*Task prompt*.
Both the line containing "Convert this chart to matplotlib code." and the line containing "bar_w = 0.22" are part of the range to copy, along with every line between them. Copy it exactly and leave out the pictures.

*Provided records*.

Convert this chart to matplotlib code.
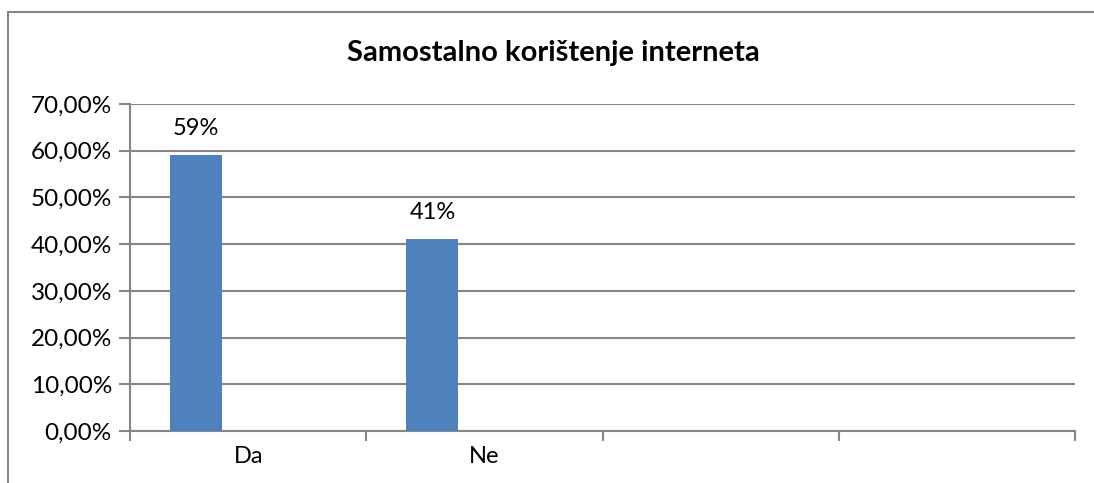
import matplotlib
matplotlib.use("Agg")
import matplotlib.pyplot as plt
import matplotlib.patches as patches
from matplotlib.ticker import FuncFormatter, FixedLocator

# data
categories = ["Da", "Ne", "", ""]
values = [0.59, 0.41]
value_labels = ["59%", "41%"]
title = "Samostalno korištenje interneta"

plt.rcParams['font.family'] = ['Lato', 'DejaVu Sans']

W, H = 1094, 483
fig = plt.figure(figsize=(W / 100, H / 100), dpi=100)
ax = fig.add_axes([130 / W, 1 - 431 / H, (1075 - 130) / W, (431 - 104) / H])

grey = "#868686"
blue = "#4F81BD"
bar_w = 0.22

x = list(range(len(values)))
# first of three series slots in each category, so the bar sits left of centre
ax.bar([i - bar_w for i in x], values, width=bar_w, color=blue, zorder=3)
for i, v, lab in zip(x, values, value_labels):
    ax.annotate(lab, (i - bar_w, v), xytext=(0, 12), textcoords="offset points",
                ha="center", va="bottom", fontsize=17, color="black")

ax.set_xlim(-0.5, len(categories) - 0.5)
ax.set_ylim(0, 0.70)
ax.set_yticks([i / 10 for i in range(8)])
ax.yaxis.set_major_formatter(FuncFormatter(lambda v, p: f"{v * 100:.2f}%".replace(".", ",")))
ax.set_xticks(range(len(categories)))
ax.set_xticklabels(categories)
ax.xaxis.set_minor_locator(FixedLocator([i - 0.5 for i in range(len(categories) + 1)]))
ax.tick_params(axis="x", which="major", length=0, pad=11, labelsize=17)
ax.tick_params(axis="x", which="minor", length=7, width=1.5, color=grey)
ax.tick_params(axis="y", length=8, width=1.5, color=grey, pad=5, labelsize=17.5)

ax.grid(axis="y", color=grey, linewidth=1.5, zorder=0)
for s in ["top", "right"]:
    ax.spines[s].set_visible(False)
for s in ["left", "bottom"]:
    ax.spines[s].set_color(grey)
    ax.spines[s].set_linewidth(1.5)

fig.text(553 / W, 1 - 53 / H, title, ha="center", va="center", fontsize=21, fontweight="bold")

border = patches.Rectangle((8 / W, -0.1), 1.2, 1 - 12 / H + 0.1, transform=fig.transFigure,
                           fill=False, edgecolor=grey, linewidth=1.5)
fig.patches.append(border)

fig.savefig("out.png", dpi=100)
---
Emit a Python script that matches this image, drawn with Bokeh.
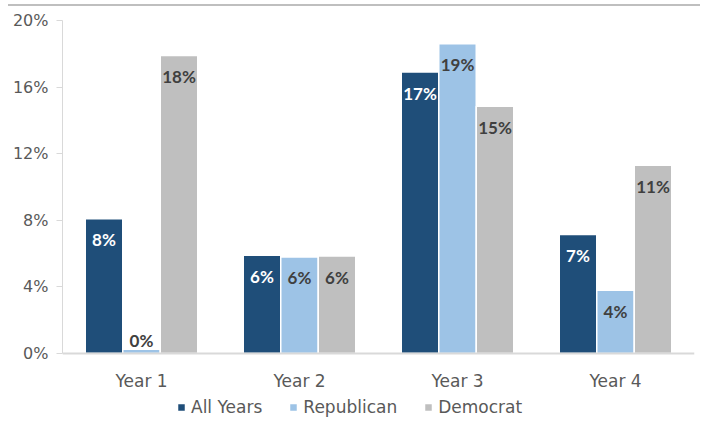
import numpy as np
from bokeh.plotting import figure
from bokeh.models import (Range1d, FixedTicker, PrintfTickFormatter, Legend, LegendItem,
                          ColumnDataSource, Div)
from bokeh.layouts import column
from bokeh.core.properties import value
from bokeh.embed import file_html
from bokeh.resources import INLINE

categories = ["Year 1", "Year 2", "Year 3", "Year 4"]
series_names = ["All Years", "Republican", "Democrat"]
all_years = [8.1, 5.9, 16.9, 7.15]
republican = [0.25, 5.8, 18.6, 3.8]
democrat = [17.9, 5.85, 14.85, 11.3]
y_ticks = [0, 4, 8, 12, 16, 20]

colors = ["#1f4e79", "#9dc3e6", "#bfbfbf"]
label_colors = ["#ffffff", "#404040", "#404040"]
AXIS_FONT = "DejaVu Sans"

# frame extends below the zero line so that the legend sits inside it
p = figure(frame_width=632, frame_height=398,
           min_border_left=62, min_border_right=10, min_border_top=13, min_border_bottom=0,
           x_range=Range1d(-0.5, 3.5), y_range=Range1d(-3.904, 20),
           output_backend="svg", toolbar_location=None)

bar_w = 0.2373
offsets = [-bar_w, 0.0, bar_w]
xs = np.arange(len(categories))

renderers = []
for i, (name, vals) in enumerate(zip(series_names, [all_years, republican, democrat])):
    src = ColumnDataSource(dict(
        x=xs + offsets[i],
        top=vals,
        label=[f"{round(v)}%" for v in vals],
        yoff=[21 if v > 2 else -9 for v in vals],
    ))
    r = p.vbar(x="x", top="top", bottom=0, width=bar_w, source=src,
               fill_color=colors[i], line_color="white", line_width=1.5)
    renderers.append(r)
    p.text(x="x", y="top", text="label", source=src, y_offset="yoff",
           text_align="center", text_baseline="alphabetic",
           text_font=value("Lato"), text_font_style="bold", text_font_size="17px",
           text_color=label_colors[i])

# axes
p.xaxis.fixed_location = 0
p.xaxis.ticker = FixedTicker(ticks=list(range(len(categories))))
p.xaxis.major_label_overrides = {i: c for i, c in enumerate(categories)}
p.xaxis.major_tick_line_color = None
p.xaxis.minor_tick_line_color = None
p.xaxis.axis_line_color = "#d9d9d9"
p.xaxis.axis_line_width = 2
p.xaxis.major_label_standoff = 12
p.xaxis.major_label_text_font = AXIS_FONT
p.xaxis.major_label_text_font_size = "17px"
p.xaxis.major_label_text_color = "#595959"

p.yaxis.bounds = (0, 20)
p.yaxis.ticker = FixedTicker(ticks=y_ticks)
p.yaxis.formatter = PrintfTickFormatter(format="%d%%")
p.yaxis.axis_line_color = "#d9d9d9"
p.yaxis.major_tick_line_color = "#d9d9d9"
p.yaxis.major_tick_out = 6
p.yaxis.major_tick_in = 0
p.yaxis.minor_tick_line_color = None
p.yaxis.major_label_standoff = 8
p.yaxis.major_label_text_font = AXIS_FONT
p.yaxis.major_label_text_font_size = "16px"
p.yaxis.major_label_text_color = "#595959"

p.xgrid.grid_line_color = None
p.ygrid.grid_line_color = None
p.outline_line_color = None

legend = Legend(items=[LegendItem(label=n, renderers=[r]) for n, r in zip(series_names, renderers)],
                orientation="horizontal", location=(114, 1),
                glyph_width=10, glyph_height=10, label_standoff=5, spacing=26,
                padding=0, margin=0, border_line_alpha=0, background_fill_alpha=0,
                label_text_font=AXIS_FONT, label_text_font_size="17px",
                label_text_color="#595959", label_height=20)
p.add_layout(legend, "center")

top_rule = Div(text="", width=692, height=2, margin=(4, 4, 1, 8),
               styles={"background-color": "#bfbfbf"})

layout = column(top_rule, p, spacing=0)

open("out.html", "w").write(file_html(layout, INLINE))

*Reply to the exercise*.
Convert this chart to matplotlib code.
import matplotlib
matplotlib.use("Agg")
import matplotlib.pyplot as plt
import matplotlib.patches as patches
from matplotlib.ticker import FuncFormatter, FixedLocator

# data
categories = ["Da", "Ne", "", ""]
values = [0.59, 0.41]
value_labels = ["59%", "41%"]
title = "Samostalno korištenje interneta"

plt.rcParams['font.family'] = ['Lato', 'DejaVu Sans']

W, H = 1094, 483
fig = plt.figure(figsize=(W / 100, H / 100), dpi=100)
ax = fig.add_axes([130 / W, 1 - 431 / H, (1075 - 130) / W, (431 - 104) / H])

grey = "#868686"
blue = "#4F81BD"
bar_w = 0.22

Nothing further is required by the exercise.